● To do:
Reproduce the listing below without changes, except that pictures are left out.

● Dataset excerpt:

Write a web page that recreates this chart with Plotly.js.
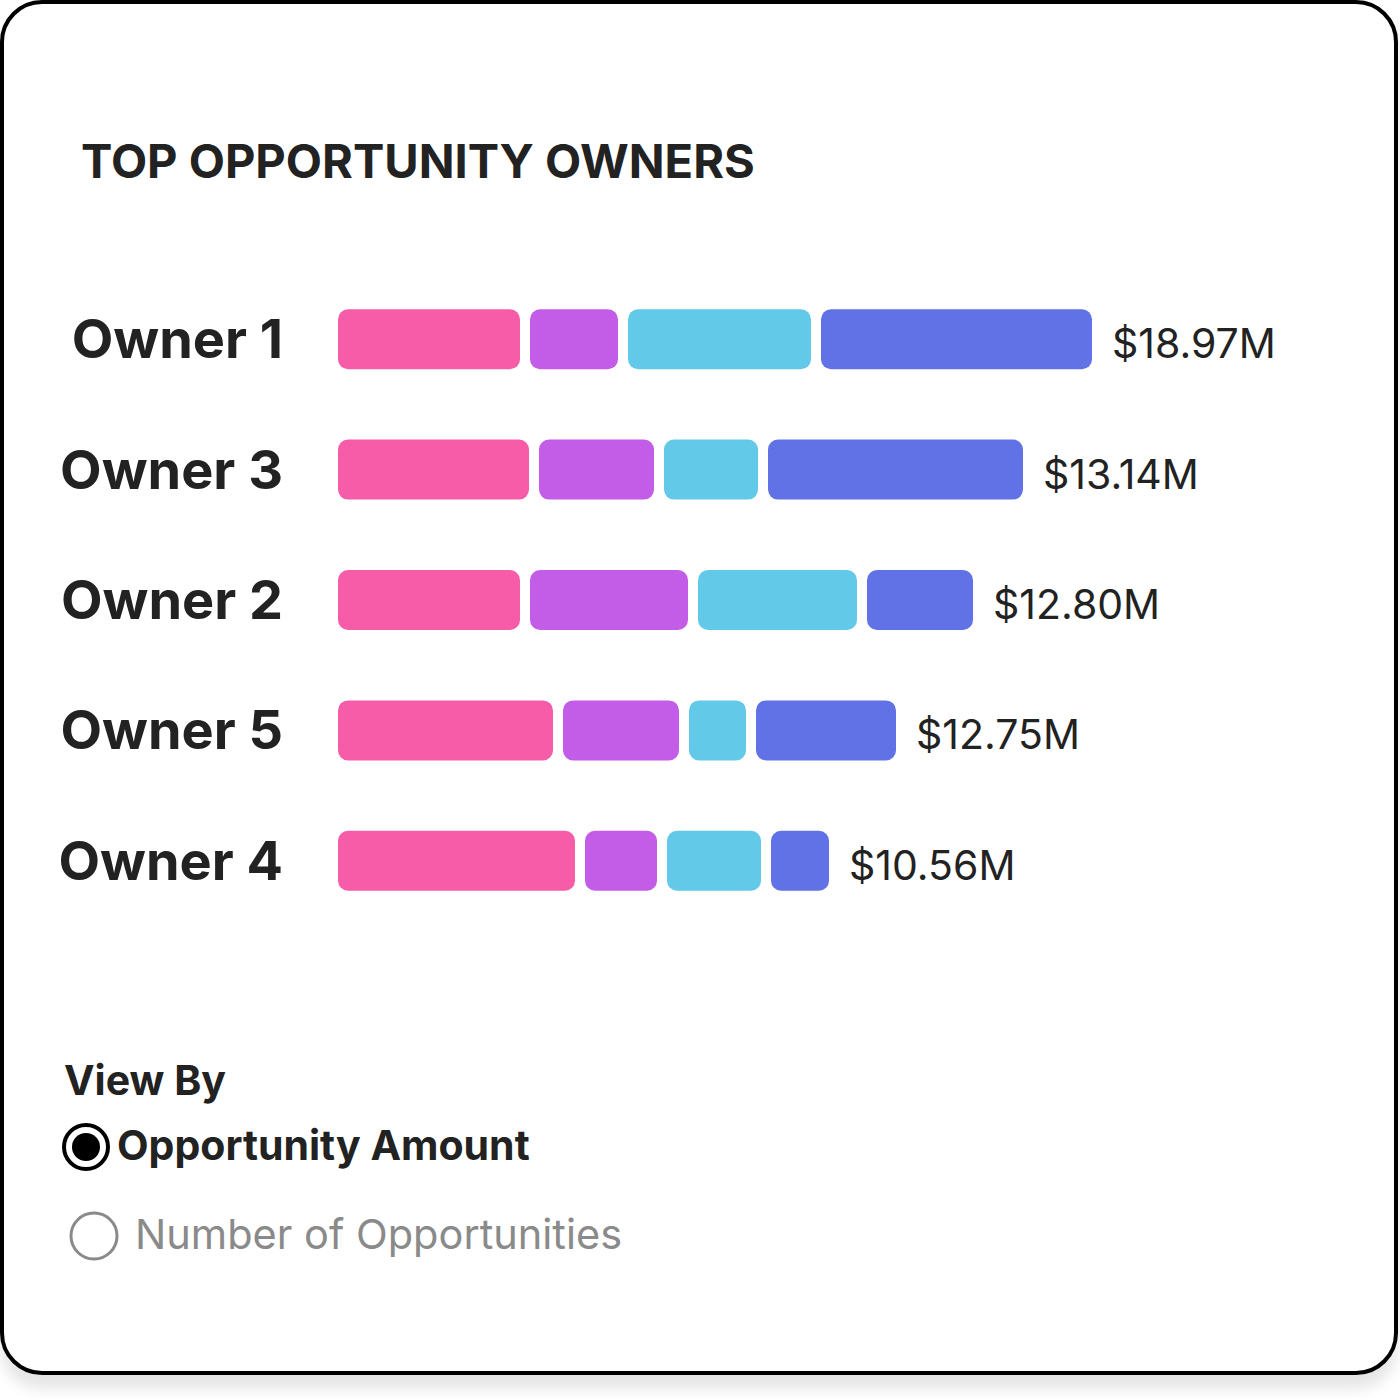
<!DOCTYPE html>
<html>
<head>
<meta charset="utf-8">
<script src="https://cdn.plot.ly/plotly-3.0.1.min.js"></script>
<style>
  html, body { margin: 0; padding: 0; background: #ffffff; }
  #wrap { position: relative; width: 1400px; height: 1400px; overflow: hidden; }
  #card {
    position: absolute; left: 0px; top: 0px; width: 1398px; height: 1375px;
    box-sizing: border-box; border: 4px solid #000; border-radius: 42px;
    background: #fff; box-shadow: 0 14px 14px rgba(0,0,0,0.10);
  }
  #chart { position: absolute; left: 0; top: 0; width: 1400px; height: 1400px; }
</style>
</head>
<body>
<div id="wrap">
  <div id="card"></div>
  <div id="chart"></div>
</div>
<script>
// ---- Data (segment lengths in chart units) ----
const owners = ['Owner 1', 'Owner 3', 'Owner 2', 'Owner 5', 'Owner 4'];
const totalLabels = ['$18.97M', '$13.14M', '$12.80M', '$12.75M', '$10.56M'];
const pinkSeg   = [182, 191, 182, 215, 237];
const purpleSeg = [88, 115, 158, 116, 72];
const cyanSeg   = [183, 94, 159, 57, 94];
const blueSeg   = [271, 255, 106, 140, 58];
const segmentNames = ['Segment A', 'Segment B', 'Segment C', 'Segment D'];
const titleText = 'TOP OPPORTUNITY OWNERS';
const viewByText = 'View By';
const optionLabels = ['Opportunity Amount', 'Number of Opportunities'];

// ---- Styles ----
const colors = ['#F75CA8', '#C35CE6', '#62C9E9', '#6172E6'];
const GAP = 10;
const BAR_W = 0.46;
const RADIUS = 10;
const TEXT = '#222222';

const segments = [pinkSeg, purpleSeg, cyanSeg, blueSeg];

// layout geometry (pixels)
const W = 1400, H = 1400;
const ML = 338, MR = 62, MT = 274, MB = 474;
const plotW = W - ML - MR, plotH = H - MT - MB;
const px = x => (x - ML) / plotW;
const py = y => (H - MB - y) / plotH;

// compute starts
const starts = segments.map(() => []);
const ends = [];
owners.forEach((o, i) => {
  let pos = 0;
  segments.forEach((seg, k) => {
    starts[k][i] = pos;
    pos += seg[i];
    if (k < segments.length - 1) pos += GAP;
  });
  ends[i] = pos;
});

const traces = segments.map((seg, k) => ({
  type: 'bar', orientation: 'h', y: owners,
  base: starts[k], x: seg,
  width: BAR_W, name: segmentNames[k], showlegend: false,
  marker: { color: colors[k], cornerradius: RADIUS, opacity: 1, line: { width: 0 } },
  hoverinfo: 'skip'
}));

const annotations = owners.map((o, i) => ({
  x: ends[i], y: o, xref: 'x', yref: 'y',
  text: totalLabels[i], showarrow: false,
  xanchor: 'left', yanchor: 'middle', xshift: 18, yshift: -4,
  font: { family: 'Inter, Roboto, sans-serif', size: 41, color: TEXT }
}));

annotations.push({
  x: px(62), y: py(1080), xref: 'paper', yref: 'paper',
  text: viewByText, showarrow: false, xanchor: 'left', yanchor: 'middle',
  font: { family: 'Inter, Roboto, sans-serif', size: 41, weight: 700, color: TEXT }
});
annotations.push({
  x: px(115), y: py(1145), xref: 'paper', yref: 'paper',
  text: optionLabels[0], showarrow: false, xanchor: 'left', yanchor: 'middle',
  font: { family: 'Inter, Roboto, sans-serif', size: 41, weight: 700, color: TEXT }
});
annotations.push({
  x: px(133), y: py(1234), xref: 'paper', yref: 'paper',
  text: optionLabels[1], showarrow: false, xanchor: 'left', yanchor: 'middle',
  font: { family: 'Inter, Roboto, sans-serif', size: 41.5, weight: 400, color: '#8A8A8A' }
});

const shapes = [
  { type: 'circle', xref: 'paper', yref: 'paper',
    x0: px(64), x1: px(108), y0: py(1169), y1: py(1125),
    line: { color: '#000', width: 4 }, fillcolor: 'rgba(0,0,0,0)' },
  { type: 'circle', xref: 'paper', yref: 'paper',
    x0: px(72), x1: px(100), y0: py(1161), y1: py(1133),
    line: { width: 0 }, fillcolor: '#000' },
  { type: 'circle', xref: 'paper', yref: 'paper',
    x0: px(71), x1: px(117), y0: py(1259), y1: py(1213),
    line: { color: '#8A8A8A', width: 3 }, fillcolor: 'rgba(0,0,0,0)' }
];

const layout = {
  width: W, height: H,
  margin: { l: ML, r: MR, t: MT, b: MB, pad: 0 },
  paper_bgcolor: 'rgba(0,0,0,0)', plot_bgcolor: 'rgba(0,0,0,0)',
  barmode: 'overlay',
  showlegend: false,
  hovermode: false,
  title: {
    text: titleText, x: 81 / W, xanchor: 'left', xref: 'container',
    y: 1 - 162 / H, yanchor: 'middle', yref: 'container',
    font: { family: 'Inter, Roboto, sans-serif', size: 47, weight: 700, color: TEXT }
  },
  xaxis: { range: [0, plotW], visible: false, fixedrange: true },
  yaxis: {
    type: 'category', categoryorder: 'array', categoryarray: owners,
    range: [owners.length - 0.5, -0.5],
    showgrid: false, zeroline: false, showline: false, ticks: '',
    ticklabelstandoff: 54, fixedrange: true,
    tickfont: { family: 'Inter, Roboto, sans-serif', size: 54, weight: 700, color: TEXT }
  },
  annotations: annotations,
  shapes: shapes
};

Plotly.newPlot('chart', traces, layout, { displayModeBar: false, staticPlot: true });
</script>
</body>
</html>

● Response to the exercise:
Write a web page that recreates this chart with Plotly.js.
<!DOCTYPE html>
<html>
<head>
<meta charset="utf-8">
<script src="https://cdn.plot.ly/plotly-3.0.1.min.js"></script>
<style>
  html, body { margin: 0; padding: 0; background: #ffffff; }
  #wrap { position: relative; width: 1400px; height: 1400px; overflow: hidden; }
  #card {
    position: absolute; left: 0px; top: 0px; width: 1398px; height: 1375px;
    box-sizing: border-box; border: 4px solid #000; border-radius: 42px;
    background: #fff; box-shadow: 0 14px 14px rgba(0,0,0,0.10);
  }
  #chart { position: absolute; left: 0; top: 0; width: 1400px; height: 1400px; }
</style>
</head>
<body>
<div id="wrap">
  <div id="card"></div>
  <div id="chart"></div>
</div>
<script>
// ---- Data (segment lengths in chart units) ----
const owners = ['Owner 1', 'Owner 3', 'Owner 2', 'Owner 5', 'Owner 4'];
const totalLabels = ['$18.97M', '$13.14M', '$12.80M', '$12.75M', '$10.56M'];
const pinkSeg   = [182, 191, 182, 215, 237];
const purpleSeg = [88, 115, 158, 116, 72];
const cyanSeg   = [183, 94, 159, 57, 94];
const blueSeg   = [271, 255, 106, 140, 58];
const segmentNames = ['Segment A', 'Segment B', 'Segment C', 'Segment D'];
const titleText = 'TOP OPPORTUNITY OWNERS';
const viewByText = 'View By';
const optionLabels = ['Opportunity Amount', 'Number of Opportunities'];

// ---- Styles ----
const colors = ['#F75CA8', '#C35CE6', '#62C9E9', '#6172E6'];
const GAP = 10;
const BAR_W = 0.46;
const RADIUS = 10;
const TEXT = '#222222';

const segments = [pinkSeg, purpleSeg, cyanSeg, blueSeg];

// layout geometry (pixels)
const W = 1400, H = 1400;
const ML = 338, MR = 62, MT = 274, MB = 474;
const plotW = W - ML - MR, plotH = H - MT - MB;
const px = x => (x - ML) / plotW;
const py = y => (H - MB - y) / plotH;

// compute starts
const starts = segments.map(() => []);
const ends = [];
owners.forEach((o, i) => {
  let pos = 0;
  segments.forEach((seg, k) => {
    starts[k][i] = pos;
    pos += seg[i];
    if (k < segments.length - 1) pos += GAP;
  });
  ends[i] = pos;
});

const traces = segments.map((seg, k) => ({
  type: 'bar', orientation: 'h', y: owners,
  base: starts[k], x: seg,
  width: BAR_W, name: segmentNames[k], showlegend: false,
  marker: { color: colors[k], cornerradius: RADIUS, opacity: 1, line: { width: 0 } },
  hoverinfo: 'skip'
}));

const annotations = owners.map((o, i) => ({
  x: ends[i], y: o, xref: 'x', yref: 'y',
  text: totalLabels[i], showarrow: false,
  xanchor: 'left', yanchor: 'middle', xshift: 18, yshift: -4,
  font: { family: 'Inter, Roboto, sans-serif', size: 41, color: TEXT }
}));

annotations.push({
  x: px(62), y: py(1080), xref: 'paper', yref: 'paper',
  text: viewByText, showarrow: false, xanchor: 'left', yanchor: 'middle',
  font: { family: 'Inter, Roboto, sans-serif', size: 41, weight: 700, color: TEXT }
});
annotations.push({
  x: px(115), y: py(1145), xref: 'paper', yref: 'paper',
  text: optionLabels[0], showarrow: false, xanchor: 'left', yanchor: 'middle',
  font: { family: 'Inter, Roboto, sans-serif', size: 41, weight: 700, color: TEXT }
});
annotations.push({
  x: px(133), y: py(1234), xref: 'paper', yref: 'paper',
  text: optionLabels[1], showarrow: false, xanchor: 'left', yanchor: 'middle',
  font: { family: 'Inter, Roboto, sans-serif', size: 41.5, weight: 400, color: '#8A8A8A' }
});

const shapes = [
  { type: 'circle', xref: 'paper', yref: 'paper',
    x0: px(64), x1: px(108), y0: py(1169), y1: py(1125),
    line: { color: '#000', width: 4 }, fillcolor: 'rgba(0,0,0,0)' },
  { type: 'circle', xref: 'paper', yref: 'paper',
    x0: px(72), x1: px(100), y0: py(1161), y1: py(1133),
    line: { width: 0 }, fillcolor: '#000' },
  { type: 'circle', xref: 'paper', yref: 'paper',
    x0: px(71), x1: px(117), y0: py(1259), y1: py(1213),
    line: { color: '#8A8A8A', width: 3 }, fillcolor: 'rgba(0,0,0,0)' }
];

const layout = {
  width: W, height: H,
  margin: { l: ML, r: MR, t: MT, b: MB, pad: 0 },
  paper_bgcolor: 'rgba(0,0,0,0)', plot_bgcolor: 'rgba(0,0,0,0)',
  barmode: 'overlay',
  showlegend: false,
  hovermode: false,
  title: {
    text: titleText, x: 81 / W, xanchor: 'left', xref: 'container',
    y: 1 - 162 / H, yanchor: 'middle', yref: 'container',
    font: { family: 'Inter, Roboto, sans-serif', size: 47, weight: 700, color: TEXT }
  },
  xaxis: { range: [0, plotW], visible: false, fixedrange: true },
  yaxis: {
    type: 'category', categoryorder: 'array', categoryarray: owners,
    range: [owners.length - 0.5, -0.5],
    showgrid: false, zeroline: false, showline: false, ticks: '',
    ticklabelstandoff: 54, fixedrange: true,
    tickfont: { family: 'Inter, Roboto, sans-serif', size: 54, weight: 700, color: TEXT }
  },
  annotations: annotations,
  shapes: shapes
};

Plotly.newPlot('chart', traces, layout, { displayModeBar: false, staticPlot: true });
</script>
</body>
</html>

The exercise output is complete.